Читаем Мир и Дар Владимира Набокова полностью

При внимательном чтении «Пнин» оказывается вовсе не таким уж простым романом. Во-первых, внимательный читатель замечает, что рассказчик опять не вполне надежен. Во-вторых, у видного русского литератора, героя романа, какие-то сложные отношения с главным его героем: он его счастливый и безжалостный соперник в любви. Не исключено еще при этом, что он выдумщик. «Вы не верьте ни одному его слову… — крикнул как-то, еще в парижскую пору их знакомства, честный Пнин, — он все выдумывает». Рассказчик двоится, даже троится, а Пнин и вовсе как будто ускользает от рассказчика. По определению Джулии Баадер, существует «реалистический» Пнин, «живой», может, самый «живой» из всех набоковских персонажей, ускользающий от произвола сочинителя. Доступен ли такой Пнин проникновению рассказчика в его нутро? Вряд ли. Ведь главное условие продолжения человеческой жизни — это, согласно Набокову, «ее укромность, сокрытость от глаз… Человек может существовать лишь до тех пор, пока он отгорожен от своего окружения». Неожиданные приступы странной болезни (у него «тень за сердцем» — так и сам Набоков в одном из писем описывал свою болезнь) разрушают эту оболочку, и тогда Пнин точно сливается со своим прошлым, выпадает из реальности. Очнувшись, он приходит к выводу, что главное — это просто продолжать существование. Это возвращение в жизнь знаменуется появлением белочки на аллее сквера. Белочка (как и эта скамья, и листья, и эти соцветья) уже присутствовала некогда в детской комнате Пнина, в резьбе ширмы и в узорах обоев. Она появляется всякий раз при его погружении в прошлое или в размышлениях о смысле существования. Именно белочка возвращает его к реальности. Своей настоятельной жаждой она отвлекает его от горьких слез после визита его бывшей жены. На открытке, посланной Пниным Виктору, — снова белочка, а подпись объясняет, что по-гречески слово белка означает «тенехвост»: тень прошлого неизменно идет в хвосте жизни. Иногда все эти связи достаточно тонки, обозначены лишь одним словом, намеком. Вот, к примеру, эпизод, в котором Пнин шествует в университетскую библиотеку:

«Гудок поезда прозвучал вдали со степной печалью. Тощий бельчонок метнулся через солнечное пятно на снегу, туда, где тень ствола, оливково-зеленая на траве, становилась на время серовато-синей, а сам ствол с царапучим и шустрым скрипом возносил свои голые сучья в небо… Бельчонок, скрытый теперь в каком-то развилке, сердито стрекотал, брюзжа на хулиганов, выживших его с дерева».
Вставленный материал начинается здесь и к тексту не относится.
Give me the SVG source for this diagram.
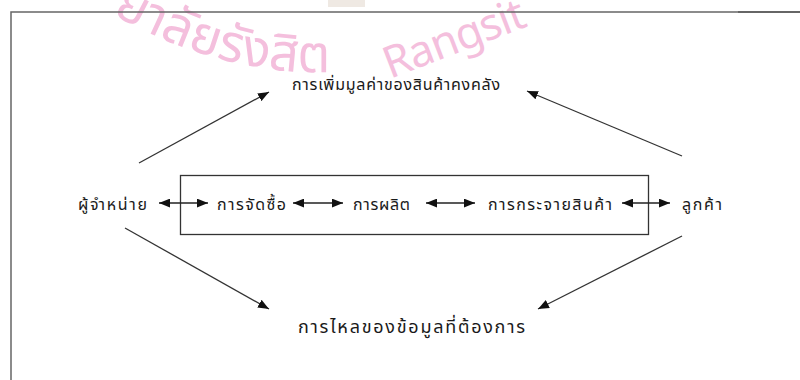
<svg xmlns="http://www.w3.org/2000/svg" width="800" height="380" viewBox="0 0 800 380">
<style>
.t{font-family:Tahoma,"Noto Sans Thai","Noto Sans",sans-serif;font-size:16px;fill:#1a1a1a}
.ln{stroke:#222;stroke-width:1.4;fill:none}
.dg{stroke:#333;stroke-width:1.3;fill:none}
.wm{font-family:"Noto Sans Thai","Noto Sans",sans-serif;font-size:52px;fill:#f4bfdd}
</style>
<defs>
<marker id="ah" viewBox="0 0 10 8" refX="10" refY="4" markerWidth="11" markerHeight="9" markerUnits="userSpaceOnUse" orient="auto-start-reverse">
<path d="M0,0 L10,4 L0,8 z" fill="#111"/>
</marker>
<path id="wmp" d="M 112 14 Q 375 160 590 -60"/>
</defs>
<rect width="800" height="380" fill="#fff"/>
<rect x="328" y="0" width="37" height="7" fill="#efe9e3"/>
<g id="watermark">
<text class="wm"><textPath href="#wmp">ยาลัยรังสิต</textPath></text>
<text class="wm" transform="translate(390 79) rotate(-21)" style="font-size:44px;letter-spacing:-1px">Rangsit</text>
</g>
<g id="frame">
<path d="M11 380 V12 H738" stroke="#666" stroke-width="1.5" fill="none"/>
<path d="M738 12 H800" stroke="#333" stroke-width="1.5" fill="none"/>
</g>
<g id="process-box"><rect x="180.5" y="175.5" width="468" height="59" fill="none" stroke="#333" stroke-width="1.3"/></g>
<g id="n-supplier"><text class="t" x="78" y="210" textLength="69">ผู้จำหน่าย</text></g>
<g id="n-purchase"><text class="t" x="217" y="210" textLength="69">การจัดซื้อ</text></g>
<g id="n-produce"><text class="t" x="353" y="210" textLength="57">การผลิต</text></g>
<g id="n-distribute"><text class="t" x="488" y="210" textLength="124">การกระจายสินค้า</text></g>
<g id="n-customer"><text class="t" x="682" y="210" textLength="40">ลูกค้า</text></g>
<g id="n-value"><text class="t" x="292" y="90" textLength="208">การเพิ่มมูลค่าของสินค้าคงคลัง</text></g>
<g id="n-info"><text class="t" x="298" y="333" textLength="227" style="font-size:18px">การไหลของข้อมูลที่ต้องการ</text></g>
<g id="connectors">
<line class="ln" x1="159" y1="203" x2="208" y2="203" marker-start="url(#ah)" marker-end="url(#ah)"/>
<line class="ln" x1="293" y1="203" x2="343" y2="203" marker-start="url(#ah)" marker-end="url(#ah)"/>
<line class="ln" x1="426" y1="203" x2="475" y2="203" marker-start="url(#ah)" marker-end="url(#ah)"/>
<line class="ln" x1="622" y1="203" x2="670" y2="203" marker-start="url(#ah)" marker-end="url(#ah)"/>
<line class="dg" x1="139" y1="163" x2="269" y2="92" marker-end="url(#ah)"/>
<line class="dg" x1="682" y1="156" x2="527" y2="91" marker-end="url(#ah)"/>
<line class="dg" x1="125" y1="228" x2="269" y2="309" marker-end="url(#ah)"/>
<line class="dg" x1="682" y1="236" x2="538" y2="309" marker-end="url(#ah)"/>
</g>
</svg>
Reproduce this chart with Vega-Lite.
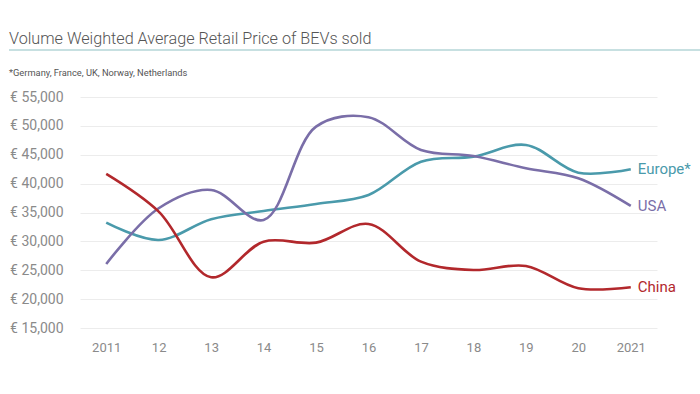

Степная печаль гудка в Новой Англии, бельчонок, выжитый с законного места, — а дальше вдруг упавший том раскрывается на фотографии русского поля, цветов, Толстого… Добравшись до библиотеки, Пнин и сам уподобляется белке, унося с собой книги в гнездо, как орех.

Пнин очеловечивает белочек. У одной из них, вероятно, жар, она хочет пить… А случайно ли первую любовь Пнина, убитую нацистами в концлагере, звали Мира Белочкина?

Самые наблюдательные из читателей (обычно это набоковеды, конечно) приметили еще и Золушку. На новоселье у Пнина заходит речь о башмачке Золушки — и Пнин объясняет, что он был вовсе не стеклянный, а из беличьего меха. По мнению набоковедов, есть какая-то не вполне ясная связь между Пниным, белочкой, Золушкой, сыном Лизы Виктором, талантливым художником, пытающимся постигнуть «градацию зольно-пепельных Золушкиных оттенков, превосходящих возможности человеческого восприятия», и духовным («водным») отцовством Пнина. Так или иначе, размышляя об этих приемах Набокова, нельзя не согласиться с героиней романа Джоун Клементс, которая на той же вечеринке у Пнина (она была уже «сильно навеселе» и прерывала «фразы… глубокими охающими вздохами») говорит о некоем писателе: «…чего он добивается — хоо — почти во всех своих романах — хоо — это — хоо — выражения фантастической повторяемости определенных ситуаций?»